- **Stated task**:
Repeat word for word the lines from the top of the records through the line containing "from bokeh.resources import INLINE", and skip the pictures.
____
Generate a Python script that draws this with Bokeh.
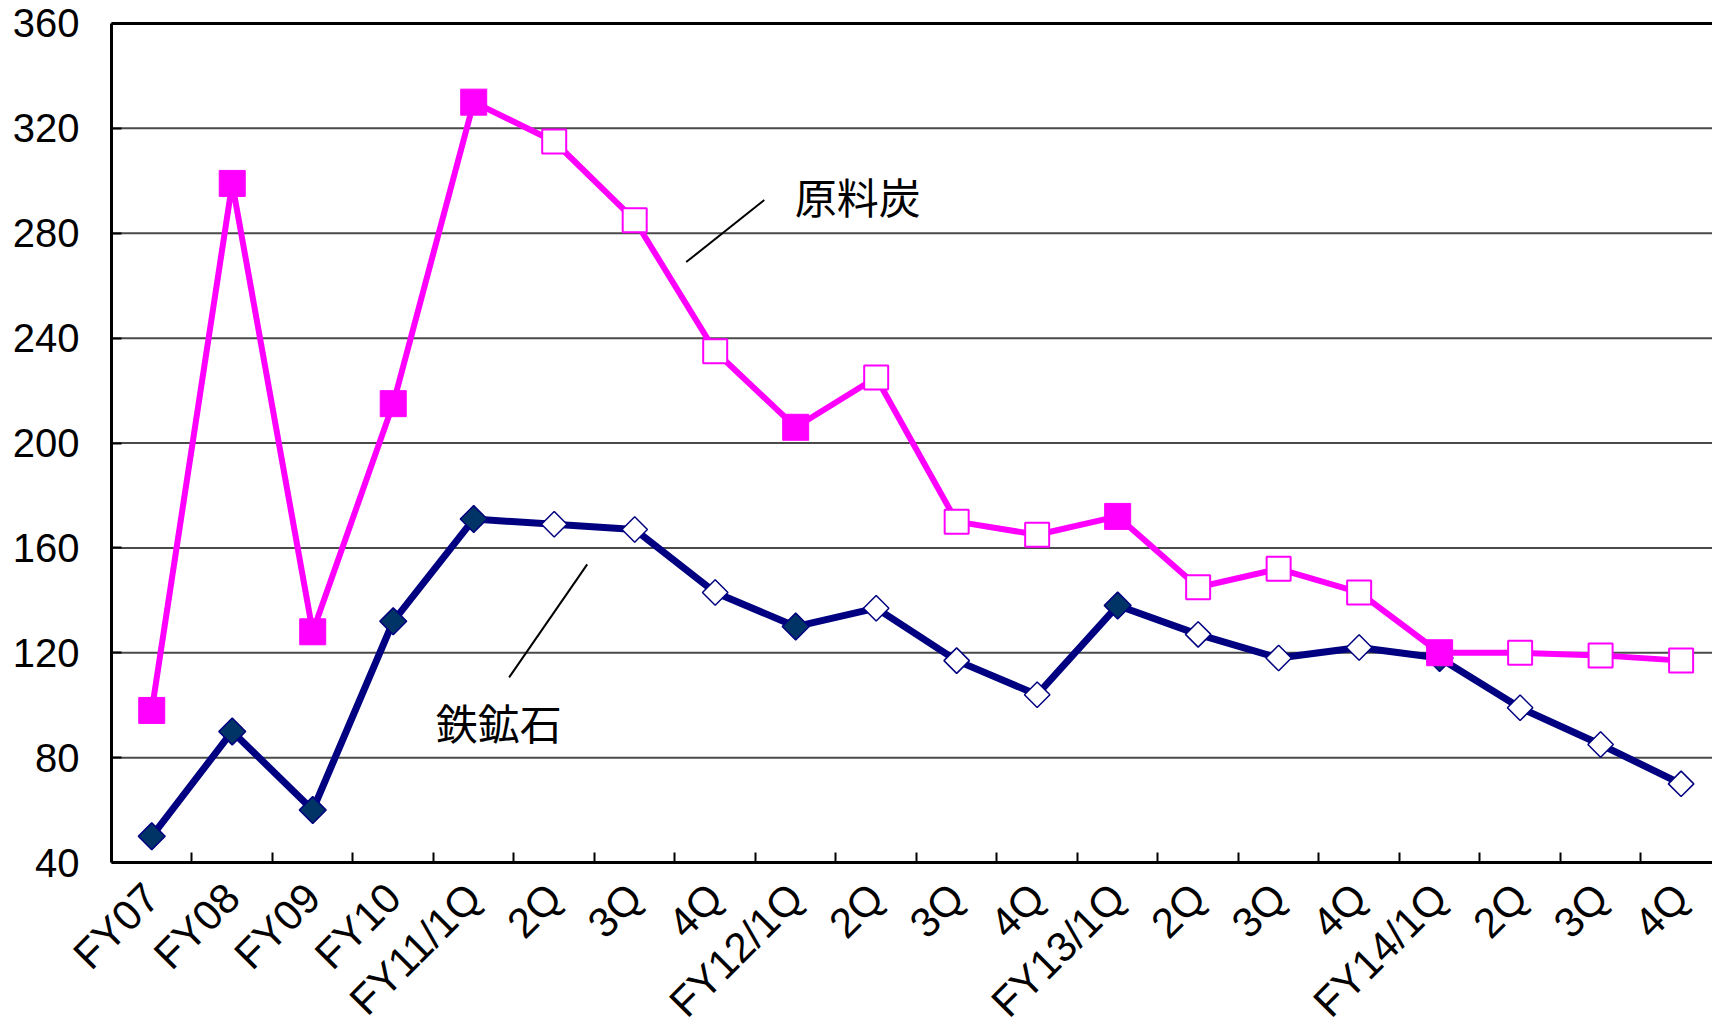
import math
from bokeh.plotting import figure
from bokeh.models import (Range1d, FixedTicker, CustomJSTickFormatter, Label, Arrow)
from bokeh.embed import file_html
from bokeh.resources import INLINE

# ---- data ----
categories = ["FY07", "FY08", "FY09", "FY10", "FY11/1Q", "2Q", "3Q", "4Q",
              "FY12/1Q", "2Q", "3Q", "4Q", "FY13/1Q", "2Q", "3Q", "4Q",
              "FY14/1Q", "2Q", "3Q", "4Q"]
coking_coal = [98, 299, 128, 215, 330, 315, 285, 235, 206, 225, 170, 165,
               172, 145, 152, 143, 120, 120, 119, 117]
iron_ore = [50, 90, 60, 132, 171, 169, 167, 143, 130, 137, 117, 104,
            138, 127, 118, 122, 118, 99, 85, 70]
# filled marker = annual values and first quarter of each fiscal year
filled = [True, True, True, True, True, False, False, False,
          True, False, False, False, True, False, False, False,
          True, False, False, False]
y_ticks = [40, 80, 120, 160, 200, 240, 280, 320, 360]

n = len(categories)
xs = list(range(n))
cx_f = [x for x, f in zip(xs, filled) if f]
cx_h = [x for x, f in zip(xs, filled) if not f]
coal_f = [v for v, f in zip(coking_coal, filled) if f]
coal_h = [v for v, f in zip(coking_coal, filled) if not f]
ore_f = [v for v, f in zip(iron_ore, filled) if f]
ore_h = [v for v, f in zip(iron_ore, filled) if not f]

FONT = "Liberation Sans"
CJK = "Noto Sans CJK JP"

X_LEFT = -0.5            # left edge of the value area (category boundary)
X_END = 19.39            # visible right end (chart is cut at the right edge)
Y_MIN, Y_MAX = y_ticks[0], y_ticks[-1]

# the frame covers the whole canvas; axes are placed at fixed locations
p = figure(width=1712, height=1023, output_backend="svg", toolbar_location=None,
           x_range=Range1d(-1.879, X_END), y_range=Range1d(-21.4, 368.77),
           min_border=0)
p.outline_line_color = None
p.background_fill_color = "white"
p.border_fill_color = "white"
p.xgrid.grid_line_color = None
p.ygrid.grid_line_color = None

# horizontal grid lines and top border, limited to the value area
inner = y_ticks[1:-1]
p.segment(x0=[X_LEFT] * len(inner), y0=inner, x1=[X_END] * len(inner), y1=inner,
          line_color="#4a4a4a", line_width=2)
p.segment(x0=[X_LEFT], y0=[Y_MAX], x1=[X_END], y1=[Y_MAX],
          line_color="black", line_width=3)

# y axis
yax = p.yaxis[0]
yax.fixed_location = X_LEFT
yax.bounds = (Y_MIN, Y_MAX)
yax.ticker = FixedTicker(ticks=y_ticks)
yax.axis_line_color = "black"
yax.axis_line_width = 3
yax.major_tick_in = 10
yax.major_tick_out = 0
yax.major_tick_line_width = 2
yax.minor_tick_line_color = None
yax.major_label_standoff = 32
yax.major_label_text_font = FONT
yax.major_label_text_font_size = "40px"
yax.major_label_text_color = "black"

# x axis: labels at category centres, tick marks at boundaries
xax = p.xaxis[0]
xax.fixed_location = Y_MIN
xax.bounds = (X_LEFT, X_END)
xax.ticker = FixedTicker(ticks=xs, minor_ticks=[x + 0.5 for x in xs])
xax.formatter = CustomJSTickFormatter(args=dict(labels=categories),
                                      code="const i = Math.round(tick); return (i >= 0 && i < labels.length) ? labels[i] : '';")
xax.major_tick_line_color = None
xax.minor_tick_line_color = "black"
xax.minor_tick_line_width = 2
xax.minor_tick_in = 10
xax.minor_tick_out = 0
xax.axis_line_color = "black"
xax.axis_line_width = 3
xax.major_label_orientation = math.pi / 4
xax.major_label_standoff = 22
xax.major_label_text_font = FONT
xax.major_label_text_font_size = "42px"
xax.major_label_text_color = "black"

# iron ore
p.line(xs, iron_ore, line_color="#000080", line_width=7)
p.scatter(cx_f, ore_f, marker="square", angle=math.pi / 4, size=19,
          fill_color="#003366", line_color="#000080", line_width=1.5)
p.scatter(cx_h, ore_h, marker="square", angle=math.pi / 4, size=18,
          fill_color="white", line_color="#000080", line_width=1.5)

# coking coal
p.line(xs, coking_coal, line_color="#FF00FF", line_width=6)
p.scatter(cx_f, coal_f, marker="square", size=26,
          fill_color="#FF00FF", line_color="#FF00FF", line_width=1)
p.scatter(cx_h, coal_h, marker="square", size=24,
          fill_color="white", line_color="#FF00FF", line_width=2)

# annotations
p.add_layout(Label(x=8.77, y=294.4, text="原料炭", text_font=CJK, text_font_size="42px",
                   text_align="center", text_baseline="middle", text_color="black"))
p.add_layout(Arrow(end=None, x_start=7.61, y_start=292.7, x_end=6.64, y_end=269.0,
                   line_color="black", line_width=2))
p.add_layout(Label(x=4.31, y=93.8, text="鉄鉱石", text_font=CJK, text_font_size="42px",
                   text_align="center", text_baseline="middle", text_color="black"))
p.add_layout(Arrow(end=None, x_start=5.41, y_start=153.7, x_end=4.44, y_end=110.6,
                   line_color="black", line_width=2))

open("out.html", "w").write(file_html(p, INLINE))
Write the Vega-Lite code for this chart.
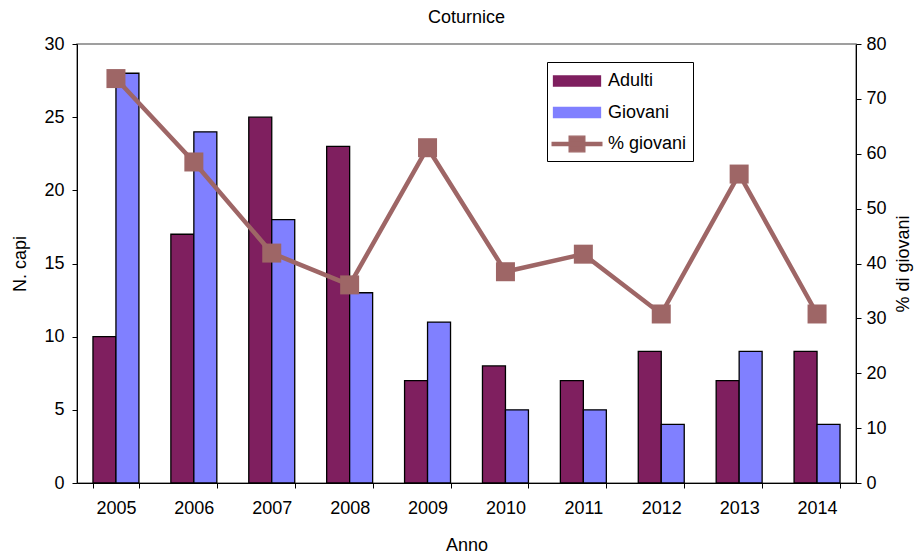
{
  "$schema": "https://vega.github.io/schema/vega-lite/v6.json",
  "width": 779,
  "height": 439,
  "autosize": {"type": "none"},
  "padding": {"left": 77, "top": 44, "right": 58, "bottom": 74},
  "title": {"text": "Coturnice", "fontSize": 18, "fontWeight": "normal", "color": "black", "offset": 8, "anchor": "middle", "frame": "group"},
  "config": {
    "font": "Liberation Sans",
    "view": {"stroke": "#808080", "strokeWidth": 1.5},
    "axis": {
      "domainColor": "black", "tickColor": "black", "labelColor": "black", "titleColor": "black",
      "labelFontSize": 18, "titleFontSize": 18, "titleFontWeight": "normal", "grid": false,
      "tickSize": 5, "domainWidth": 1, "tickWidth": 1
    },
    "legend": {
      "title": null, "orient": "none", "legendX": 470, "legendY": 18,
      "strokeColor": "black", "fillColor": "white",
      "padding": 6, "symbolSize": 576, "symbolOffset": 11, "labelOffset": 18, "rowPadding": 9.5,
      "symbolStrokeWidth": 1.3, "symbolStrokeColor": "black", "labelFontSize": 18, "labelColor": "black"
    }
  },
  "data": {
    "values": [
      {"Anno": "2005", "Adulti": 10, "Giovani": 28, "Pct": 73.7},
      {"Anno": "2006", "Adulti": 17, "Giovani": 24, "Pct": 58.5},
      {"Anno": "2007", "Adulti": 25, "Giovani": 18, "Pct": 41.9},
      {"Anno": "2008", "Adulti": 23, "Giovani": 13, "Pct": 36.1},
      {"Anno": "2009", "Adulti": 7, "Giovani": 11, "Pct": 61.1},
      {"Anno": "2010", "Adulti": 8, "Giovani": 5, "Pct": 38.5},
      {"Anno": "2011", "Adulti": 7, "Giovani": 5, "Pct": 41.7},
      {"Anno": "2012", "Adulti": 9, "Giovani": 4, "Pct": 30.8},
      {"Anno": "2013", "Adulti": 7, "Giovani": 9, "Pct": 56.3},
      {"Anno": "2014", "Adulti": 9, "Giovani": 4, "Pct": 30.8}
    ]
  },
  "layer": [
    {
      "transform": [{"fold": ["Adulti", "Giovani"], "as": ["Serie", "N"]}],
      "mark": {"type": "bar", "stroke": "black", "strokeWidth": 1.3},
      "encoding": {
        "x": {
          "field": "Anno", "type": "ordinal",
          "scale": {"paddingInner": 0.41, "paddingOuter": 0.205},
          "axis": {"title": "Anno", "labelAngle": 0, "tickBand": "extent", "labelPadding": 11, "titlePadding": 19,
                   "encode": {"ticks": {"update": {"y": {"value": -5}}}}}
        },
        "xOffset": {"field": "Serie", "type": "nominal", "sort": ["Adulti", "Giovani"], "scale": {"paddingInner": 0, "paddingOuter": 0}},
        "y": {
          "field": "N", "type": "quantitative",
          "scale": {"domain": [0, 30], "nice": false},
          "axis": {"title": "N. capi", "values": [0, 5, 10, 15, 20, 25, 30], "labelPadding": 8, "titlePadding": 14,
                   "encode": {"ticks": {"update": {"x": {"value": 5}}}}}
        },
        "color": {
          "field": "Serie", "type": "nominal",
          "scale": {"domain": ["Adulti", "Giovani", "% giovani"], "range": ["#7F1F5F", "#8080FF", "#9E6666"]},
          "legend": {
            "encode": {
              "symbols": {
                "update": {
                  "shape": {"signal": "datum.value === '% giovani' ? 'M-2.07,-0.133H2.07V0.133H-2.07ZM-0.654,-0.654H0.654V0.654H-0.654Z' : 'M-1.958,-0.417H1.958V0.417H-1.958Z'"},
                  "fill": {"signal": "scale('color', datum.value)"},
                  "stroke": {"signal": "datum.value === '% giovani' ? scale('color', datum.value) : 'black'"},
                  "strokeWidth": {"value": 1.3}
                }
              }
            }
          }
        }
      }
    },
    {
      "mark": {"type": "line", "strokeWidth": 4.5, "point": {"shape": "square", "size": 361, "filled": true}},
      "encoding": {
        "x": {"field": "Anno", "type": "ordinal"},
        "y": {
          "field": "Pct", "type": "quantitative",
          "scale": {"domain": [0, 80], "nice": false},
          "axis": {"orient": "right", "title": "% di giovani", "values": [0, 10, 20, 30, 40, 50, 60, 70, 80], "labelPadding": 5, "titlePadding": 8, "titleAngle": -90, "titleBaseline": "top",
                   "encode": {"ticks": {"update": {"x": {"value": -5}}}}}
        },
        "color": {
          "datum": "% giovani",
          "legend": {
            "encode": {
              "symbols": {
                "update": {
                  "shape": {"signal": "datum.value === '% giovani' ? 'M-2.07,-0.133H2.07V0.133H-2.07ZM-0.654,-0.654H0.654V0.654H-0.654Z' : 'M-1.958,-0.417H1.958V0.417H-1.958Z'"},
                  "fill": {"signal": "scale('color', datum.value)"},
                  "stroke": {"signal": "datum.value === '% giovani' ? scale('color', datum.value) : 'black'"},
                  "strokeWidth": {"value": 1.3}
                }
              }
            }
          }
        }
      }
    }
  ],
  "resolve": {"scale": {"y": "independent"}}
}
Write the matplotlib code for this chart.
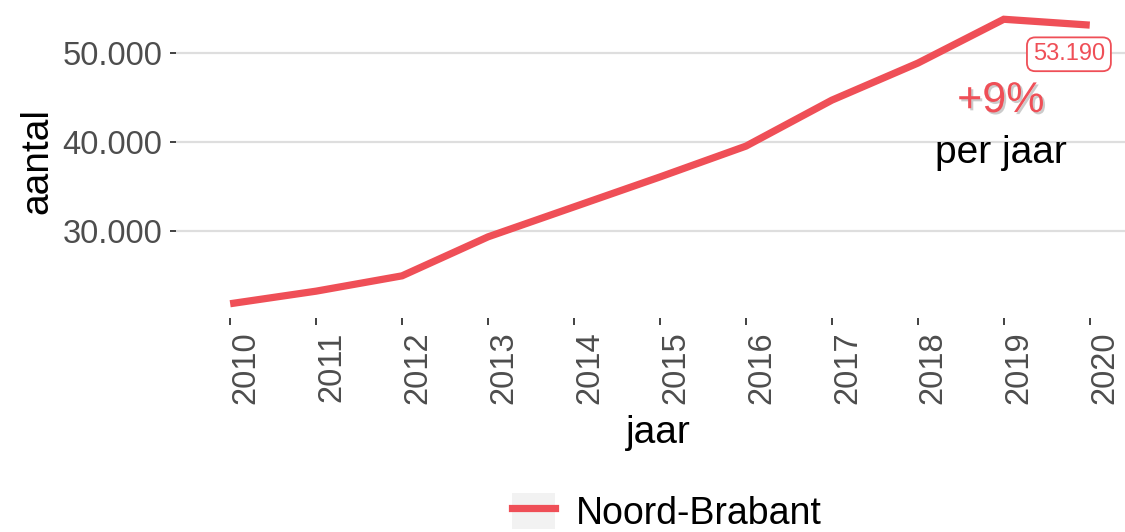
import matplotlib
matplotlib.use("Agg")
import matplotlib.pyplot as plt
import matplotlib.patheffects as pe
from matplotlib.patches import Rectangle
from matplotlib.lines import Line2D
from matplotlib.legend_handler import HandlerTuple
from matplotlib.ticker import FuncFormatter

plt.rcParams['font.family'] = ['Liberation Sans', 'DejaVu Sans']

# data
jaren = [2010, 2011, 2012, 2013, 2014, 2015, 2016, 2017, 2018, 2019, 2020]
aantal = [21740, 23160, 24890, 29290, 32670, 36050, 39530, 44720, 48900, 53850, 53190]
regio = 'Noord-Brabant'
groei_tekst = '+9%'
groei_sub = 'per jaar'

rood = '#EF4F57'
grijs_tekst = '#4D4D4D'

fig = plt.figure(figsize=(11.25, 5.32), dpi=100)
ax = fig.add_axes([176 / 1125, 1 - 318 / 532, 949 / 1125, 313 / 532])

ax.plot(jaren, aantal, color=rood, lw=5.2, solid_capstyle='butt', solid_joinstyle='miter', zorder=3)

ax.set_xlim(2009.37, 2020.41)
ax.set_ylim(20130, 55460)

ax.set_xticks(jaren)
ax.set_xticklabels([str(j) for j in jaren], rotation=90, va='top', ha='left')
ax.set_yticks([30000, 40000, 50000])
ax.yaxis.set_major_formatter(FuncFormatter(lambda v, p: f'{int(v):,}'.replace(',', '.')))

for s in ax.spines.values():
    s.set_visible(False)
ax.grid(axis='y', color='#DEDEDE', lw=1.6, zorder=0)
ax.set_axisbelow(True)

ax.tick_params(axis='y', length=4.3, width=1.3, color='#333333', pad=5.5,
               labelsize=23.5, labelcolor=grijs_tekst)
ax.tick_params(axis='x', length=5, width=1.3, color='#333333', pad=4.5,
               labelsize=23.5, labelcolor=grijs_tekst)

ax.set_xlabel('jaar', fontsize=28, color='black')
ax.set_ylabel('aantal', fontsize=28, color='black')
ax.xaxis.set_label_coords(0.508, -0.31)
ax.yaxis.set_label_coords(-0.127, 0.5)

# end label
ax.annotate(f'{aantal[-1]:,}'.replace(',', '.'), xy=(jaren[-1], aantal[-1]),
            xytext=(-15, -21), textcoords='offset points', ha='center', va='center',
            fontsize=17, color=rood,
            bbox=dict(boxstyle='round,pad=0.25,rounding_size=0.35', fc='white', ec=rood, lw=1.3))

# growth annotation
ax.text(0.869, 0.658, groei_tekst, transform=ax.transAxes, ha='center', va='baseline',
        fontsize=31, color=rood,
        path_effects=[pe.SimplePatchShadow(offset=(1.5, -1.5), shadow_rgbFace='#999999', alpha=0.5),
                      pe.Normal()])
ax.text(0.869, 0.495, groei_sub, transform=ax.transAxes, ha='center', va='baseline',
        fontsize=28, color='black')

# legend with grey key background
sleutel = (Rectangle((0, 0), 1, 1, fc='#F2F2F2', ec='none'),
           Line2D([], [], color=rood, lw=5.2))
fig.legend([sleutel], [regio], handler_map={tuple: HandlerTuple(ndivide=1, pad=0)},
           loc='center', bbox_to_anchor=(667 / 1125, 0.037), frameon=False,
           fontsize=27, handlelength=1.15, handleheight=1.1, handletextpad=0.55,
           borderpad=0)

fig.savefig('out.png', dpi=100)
____
- **Exercise response**:
Generate a Python script that draws this with Bokeh.
import math
from bokeh.plotting import figure
from bokeh.models import (Range1d, FixedTicker, CustomJSTickFormatter, Label, Arrow)
from bokeh.embed import file_html
from bokeh.resources import INLINE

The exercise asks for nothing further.